1/4 cup less-sodium soy sauce
1 tablespoon rice vinegar
1 tablespoon dark sesame oil
1 1/2 tsp sugar
1 garlic clove, minced
1 1/2 tsp minced fresh ginger
1/8 cup minced green onion

Whisk all ingredients together until sugar is dissolved.  Serve and enjoy!


If that wasn't enough, we had to continue our adventure with the main course--Pad Thai. I have to preface this recipe by saying that although it was quite good, I think it still needs some tweaking. It doesn't have that Thai restaurant flavor, which it doesn't necessarily need, but it does need a bit more of something.  I just can't seem to put my finger on it. If you make this and figure it out, please let us know. We are Thai obsessed.

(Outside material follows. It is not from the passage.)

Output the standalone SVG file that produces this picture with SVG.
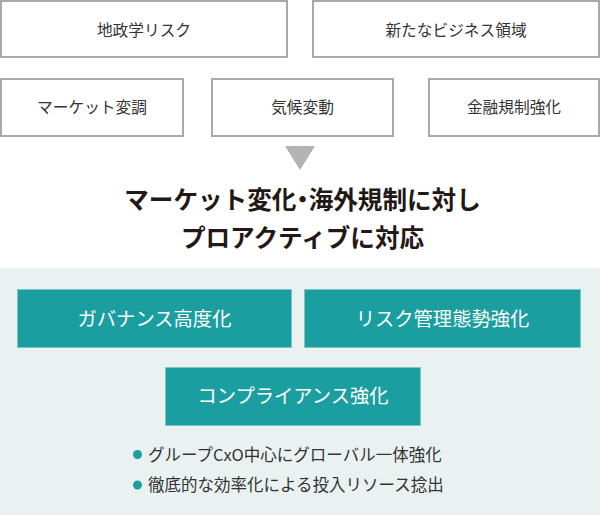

Don't be fooled, this is still a great dinner. See for yourself!


Pad Thai
by Mark Bittman

12 ounces dried flat rice noodles, 1/4-inch thick
5 tablespoons peanut or neutral oil, like grapeseed (which we used)
3 eggs, lightly beaten
4 garlic cloves, minced
8 ounces chicken, sliced thinly
2 green onions, cut into 1-inch lengths
1 cup bean sprouts, rinsed and trimmed
2 tbsp thai fish sauce
2 tsp tamarind paste or ketchup
2 tsp sugar
1/4 cup chopped peanuts
1/4 cup chopped fresh cilantro (over my dead body)
2 small fresh green chiles, seeded and sliced (couldn't find Thai chiles, used Serrano)
1 lime, cut into wedges

Place the noodles in a large bowl and cover with boiling water. Allow to soften for at least 15 minutes, or until they are your desired consistency. If they start to get soft before you are ready to use them in the last step, drain and rinse with cold water to stop the cooking.

Pour 2 tablespoons of the oil into your largest skillet over medium heat. Once it's hot, add the eggs and spread them around the pan to try and cook them as thinly as possible.  You're looking for a crepe-like egg pancake. Cook until set and transfer the crepe to a cutting board. Cut into 1/4-inch strips.

Turn heat to high and add the rest of the oil. When heated, add garlic and chicken and cook until chicken is done. Remove the chicken from the pan, leaving the garlic and oil. Add green onions and half of the bean sprouts to the skillet and cook for 3 minutes, stirring often. Remove from the pan and add to the chicken.

Put the drained noodles, egg, fish sauce, tamarind paste, and sugar in the skillet and stir together until hot. Toss in the chicken and vegetables and transfer to a (massive) serving platter. Sprinkle with peanuts, chiles, bean sprouts, cilantro, and serve with lime wedges.

Makes 4 servings


                                     (Yikes, our dishes...)



Coll said...

Along those same lines you should really try New Saigon in uptown Chicago, 5000 N. Broadway. Its at the corner of broadway and argyle. It is a small mom and pa hole in the wall but it is the best food ever and is not expensive!

BoersMama said...

wow, looks delish! btw, what's what the crazy sound bit at the end? did i miss something?